● The exercise
Tally every line of the material that includes "chart", then give the tally and nothing else.

* START *

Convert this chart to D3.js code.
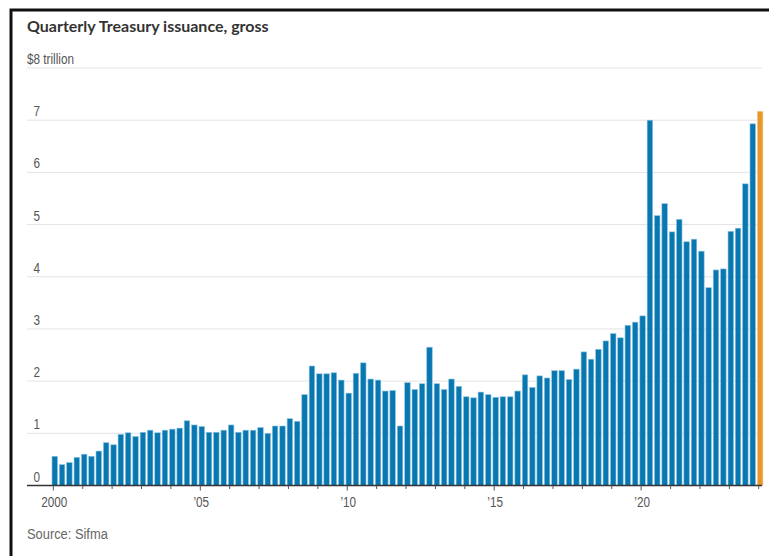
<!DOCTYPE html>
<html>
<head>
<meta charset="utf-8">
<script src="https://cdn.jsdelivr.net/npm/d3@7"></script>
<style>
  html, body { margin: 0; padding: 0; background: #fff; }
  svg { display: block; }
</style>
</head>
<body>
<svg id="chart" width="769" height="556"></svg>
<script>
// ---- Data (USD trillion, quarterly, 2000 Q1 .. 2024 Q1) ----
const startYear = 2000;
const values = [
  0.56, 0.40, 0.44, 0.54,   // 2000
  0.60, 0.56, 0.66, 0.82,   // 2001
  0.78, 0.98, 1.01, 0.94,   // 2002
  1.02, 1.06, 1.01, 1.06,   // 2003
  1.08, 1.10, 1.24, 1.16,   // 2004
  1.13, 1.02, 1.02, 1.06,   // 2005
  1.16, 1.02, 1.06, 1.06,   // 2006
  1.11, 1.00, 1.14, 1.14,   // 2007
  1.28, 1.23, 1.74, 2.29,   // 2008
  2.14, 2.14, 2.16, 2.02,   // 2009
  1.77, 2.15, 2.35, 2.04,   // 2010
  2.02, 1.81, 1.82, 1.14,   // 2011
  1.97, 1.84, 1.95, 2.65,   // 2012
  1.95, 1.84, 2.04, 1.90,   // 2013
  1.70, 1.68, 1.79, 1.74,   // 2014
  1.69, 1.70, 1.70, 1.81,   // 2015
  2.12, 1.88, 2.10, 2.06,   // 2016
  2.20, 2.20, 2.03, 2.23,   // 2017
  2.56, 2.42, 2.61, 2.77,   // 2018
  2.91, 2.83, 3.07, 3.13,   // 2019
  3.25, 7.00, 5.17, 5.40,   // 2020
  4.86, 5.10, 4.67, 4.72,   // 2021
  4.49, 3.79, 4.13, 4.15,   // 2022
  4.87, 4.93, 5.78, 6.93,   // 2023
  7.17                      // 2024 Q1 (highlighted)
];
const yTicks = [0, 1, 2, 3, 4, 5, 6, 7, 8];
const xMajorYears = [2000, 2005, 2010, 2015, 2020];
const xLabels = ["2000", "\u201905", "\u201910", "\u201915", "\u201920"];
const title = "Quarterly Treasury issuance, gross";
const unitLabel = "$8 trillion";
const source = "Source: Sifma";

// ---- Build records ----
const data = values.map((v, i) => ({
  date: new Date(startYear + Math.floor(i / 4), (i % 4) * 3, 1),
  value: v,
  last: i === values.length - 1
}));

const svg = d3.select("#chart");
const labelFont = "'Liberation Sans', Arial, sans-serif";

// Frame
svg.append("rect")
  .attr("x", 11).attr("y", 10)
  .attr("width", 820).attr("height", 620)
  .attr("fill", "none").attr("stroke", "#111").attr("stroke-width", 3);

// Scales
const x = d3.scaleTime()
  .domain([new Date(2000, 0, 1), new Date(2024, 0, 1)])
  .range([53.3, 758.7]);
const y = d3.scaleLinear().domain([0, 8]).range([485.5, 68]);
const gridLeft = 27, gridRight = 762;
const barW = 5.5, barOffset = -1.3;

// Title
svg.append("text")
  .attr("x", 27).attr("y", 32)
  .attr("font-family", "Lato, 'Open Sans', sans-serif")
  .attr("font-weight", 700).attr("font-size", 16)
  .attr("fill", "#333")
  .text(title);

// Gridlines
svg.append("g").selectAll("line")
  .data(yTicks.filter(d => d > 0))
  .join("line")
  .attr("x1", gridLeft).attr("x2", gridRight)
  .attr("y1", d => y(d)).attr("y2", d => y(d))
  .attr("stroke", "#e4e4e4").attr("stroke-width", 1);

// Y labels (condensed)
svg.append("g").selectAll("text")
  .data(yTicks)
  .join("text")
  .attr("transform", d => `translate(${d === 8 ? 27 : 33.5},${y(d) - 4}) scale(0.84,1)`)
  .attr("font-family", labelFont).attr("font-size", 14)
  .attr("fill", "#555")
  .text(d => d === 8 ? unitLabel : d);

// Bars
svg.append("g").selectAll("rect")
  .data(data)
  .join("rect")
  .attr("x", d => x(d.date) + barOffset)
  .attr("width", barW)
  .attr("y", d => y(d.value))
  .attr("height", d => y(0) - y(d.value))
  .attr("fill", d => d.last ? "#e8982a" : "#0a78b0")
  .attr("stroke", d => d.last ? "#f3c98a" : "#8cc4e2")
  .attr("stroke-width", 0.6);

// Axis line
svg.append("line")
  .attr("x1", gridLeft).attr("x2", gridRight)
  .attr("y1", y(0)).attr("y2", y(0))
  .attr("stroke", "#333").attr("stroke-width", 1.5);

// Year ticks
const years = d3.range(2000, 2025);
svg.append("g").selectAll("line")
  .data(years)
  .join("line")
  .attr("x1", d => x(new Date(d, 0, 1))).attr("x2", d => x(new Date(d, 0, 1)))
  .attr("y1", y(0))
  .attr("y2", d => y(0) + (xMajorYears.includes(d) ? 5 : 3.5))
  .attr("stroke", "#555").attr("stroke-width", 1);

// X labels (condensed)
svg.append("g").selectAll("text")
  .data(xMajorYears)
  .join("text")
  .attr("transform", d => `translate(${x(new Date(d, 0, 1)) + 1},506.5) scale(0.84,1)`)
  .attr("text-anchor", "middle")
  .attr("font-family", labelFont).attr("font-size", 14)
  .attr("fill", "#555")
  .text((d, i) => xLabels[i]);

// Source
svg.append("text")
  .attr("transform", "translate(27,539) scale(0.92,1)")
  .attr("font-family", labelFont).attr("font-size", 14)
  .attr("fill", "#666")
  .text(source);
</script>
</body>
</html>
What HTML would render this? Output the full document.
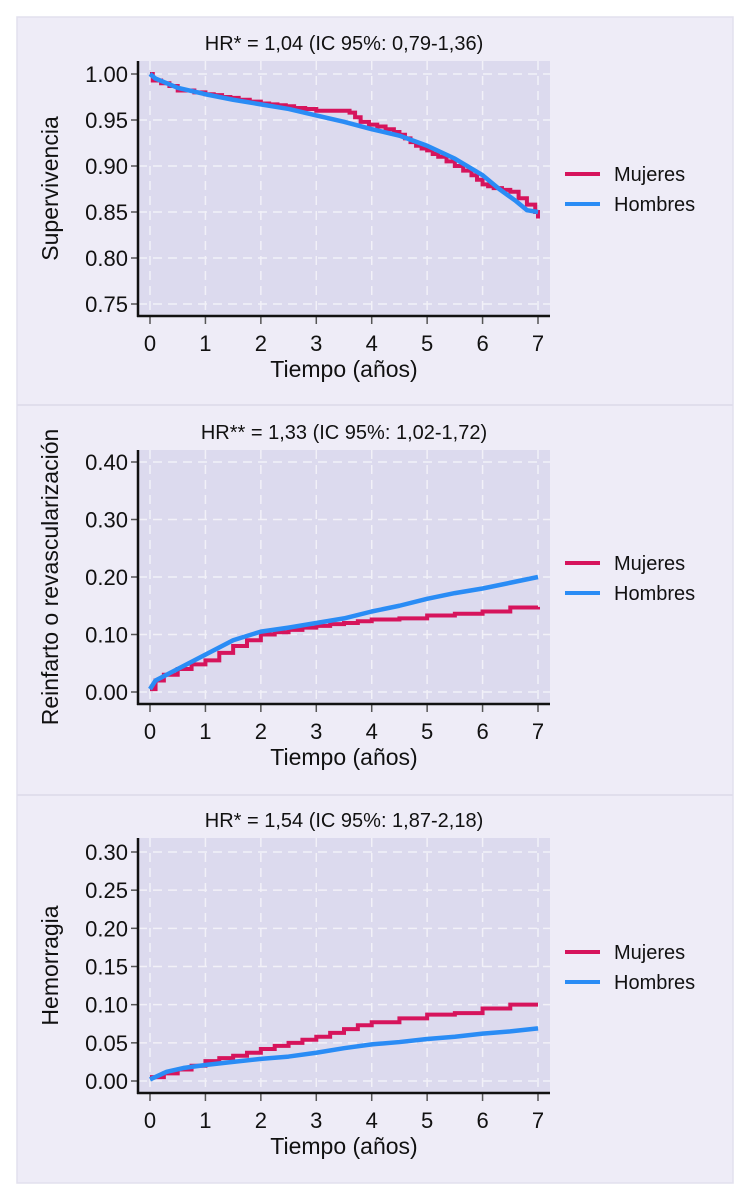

* END *

● Solution to this problem
3